Leora is the American Ambassador to Brama Grodzka-Teatr-NN and is on the Board of the American Association of Polish Jewish Studies. She holds a B.A. from Wellesley College and a J.D./ LL.M from Duke University School of Law.

About Katka Reszke
Katka Reszke is a Polish-born, U.S.-based writer, documentary filmmaker, photographer, and researcher in Jewish history, culture, and identity. She holds a PhD in Jewish Education from the Hebrew University of Jerusalem and is the author of Return Of The Jew: Identity Narratives of the Third Post-Holocaust Generation of Jews in Poland (2013) and the chief screenwriter of the acclaimed partially animated documentary film Karski & The Lords of Humanity (2015). As a writer and filmmaker, Reszke specializes in Polish-Jewish history and relations, as well as human rights, social justice, minority and gender issues. Her film director credits include Shimon’s Returns, Coming Out Polish Style, This is Not a Fairy Tale, and Magda. She also served as Second Director & Editor of HBO’s Trans-Action and as Editor of The Peretzniks and the award-winning Castaways. During the Fall Semester of 2015 Katka Reszke served as Helen Gartner Hammer Scholar-in-Residence at the Hadassah-Brandeis Institute. She is currently a Visiting Scholar at the Mandel Center for Studies in Jewish Education at Brandeis University. Her upcoming
research-creation project is The Meshugene Effect – a book and an experimental documentary featuring personal narratives of several Polish women, who embark on a pursuit of Jewish identity following an irrational feeling, a hunch about having Jewish ancestry. The project explores cultural and discursive contingencies surrounding religion, gender and authenticity and how they affect the way we make sense of experiences of memory and transition. All of this set against the landscape of troubled Polish-Jewish history and a new curious Polish-Jewish present.
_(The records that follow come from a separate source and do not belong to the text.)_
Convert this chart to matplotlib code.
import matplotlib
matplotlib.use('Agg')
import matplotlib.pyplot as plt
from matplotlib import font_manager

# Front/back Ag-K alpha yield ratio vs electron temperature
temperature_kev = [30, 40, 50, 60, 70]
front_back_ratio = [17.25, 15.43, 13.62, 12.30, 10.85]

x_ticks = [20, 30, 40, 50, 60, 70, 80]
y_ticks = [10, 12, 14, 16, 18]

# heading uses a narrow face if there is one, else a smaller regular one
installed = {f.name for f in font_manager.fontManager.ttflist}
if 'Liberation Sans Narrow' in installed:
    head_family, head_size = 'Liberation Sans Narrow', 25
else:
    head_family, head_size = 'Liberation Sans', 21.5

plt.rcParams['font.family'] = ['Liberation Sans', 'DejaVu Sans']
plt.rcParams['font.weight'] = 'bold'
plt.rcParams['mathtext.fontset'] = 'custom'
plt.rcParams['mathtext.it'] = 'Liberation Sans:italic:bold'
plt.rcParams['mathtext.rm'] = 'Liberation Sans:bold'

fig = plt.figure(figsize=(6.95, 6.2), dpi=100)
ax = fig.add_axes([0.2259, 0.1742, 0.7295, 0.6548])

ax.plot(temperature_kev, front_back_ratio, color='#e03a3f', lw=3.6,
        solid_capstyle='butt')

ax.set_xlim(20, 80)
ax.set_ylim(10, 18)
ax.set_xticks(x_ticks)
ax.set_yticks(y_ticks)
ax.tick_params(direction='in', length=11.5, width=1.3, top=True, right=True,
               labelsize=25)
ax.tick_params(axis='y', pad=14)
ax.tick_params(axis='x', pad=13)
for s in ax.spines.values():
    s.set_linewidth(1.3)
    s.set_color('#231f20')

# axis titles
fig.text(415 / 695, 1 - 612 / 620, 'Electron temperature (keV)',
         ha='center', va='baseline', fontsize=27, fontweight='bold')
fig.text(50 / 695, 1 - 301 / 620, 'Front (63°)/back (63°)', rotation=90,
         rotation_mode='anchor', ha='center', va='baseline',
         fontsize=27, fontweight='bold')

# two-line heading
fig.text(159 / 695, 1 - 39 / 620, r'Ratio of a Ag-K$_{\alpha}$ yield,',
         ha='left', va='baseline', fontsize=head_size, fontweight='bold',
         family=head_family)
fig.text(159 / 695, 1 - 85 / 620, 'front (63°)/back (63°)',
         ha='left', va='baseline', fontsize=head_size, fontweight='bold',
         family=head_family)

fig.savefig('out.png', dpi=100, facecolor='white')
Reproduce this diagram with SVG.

About Marek Lesniewski-Lass
Since 1994, Marek Lesniewski-Lass has served as Poland's Honorary Consul for the New England States of Massachusetts, Rhode Island, New Hampshire, Vermont, and Maine, promoting economic, cultural and political ties between the Republic of Poland and the United States. This has included assisting Polish dignitaries during their visits to the US, organizing Massachusetts trade mission to Poland, assisting Polish nationals in the US, and working closely with the Polish-American organzations. He also practices law, assisting foreign individuals and companies in navigating the US legal system, and helps US firms and individuals do business in Poland.